Over the past weeks, we have run a blog series that provided perspectives and insights from policy makers, researchers, and practitioners, commenting on the new demand-side data made available by the Global Findex. Here is a recap:

  • Two of the GPFI Chairs shared with us the five indicators in the proposed Basic Set and called for action so every country will be able to take responsibility for the collection and monitoring of their own comprehensive set of financial inclusion indicators.
  • Asli Demirguc-Kunt’s insights reminded us of the critical role of policymakers in financial inclusion and how, at both national and global levels, they can continue to tackle barriers to access, such as documentation requirements.
  • Leora Klapper discussed the important —and it seems almost systematic—access gaps, most notably for women, youth, the elderly, and people living in rural areas.
  • Monique Cohen pointed out that when it comes to clients, homogeneity is out, diversity is in, and understanding clients requires multi-disciplinary approaches that go beyond research questions that focus uniquely on access.

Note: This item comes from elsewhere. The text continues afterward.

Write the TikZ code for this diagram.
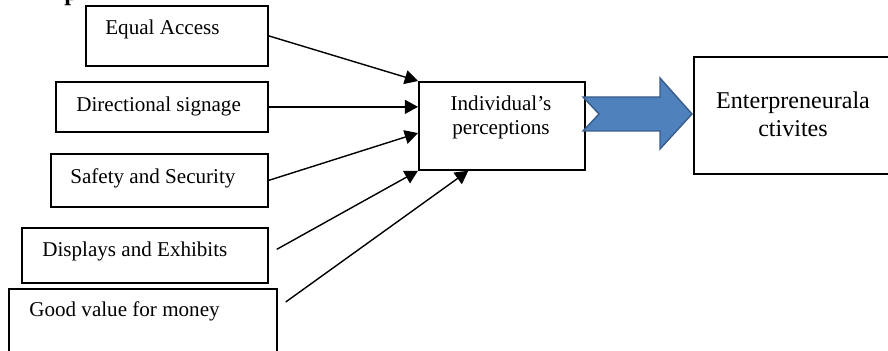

  • Jonathan Morduch explained how Findex and the financial diaries are complementary approaches to learn more about informality and suggested that we need to better understand what informal savings is, for example, actively putting money on a savings club or  (passively) holding onto cash, keeping it at home for instance?
  • The Findex blog series also hinted at several opportunities. Jake Kendall and Sheila Miller discussed the opportunity to build deeper financial relationships with the 38 percent of account holders in Sub-Saharan Africa that already receive payments or remittances in their savings account but only use those accounts to withdraw the money.
  • Finally, Beth Rhyne told us how practitioners can test their personal assumptions about clients against what 150,000 real individuals across 148 countries actually reported. She wrote that  Findex is not a substitute for thorough market research, but it is a useful benchmark.

We should not miss the opportunity for continued investment in data infrastructure. The capability to analyze and interpret data will also be key to advance financial inclusion. One next step, now that we have made so much progress on data, is to connect the dots between various data efforts to tell a more complete story about the state of financial access.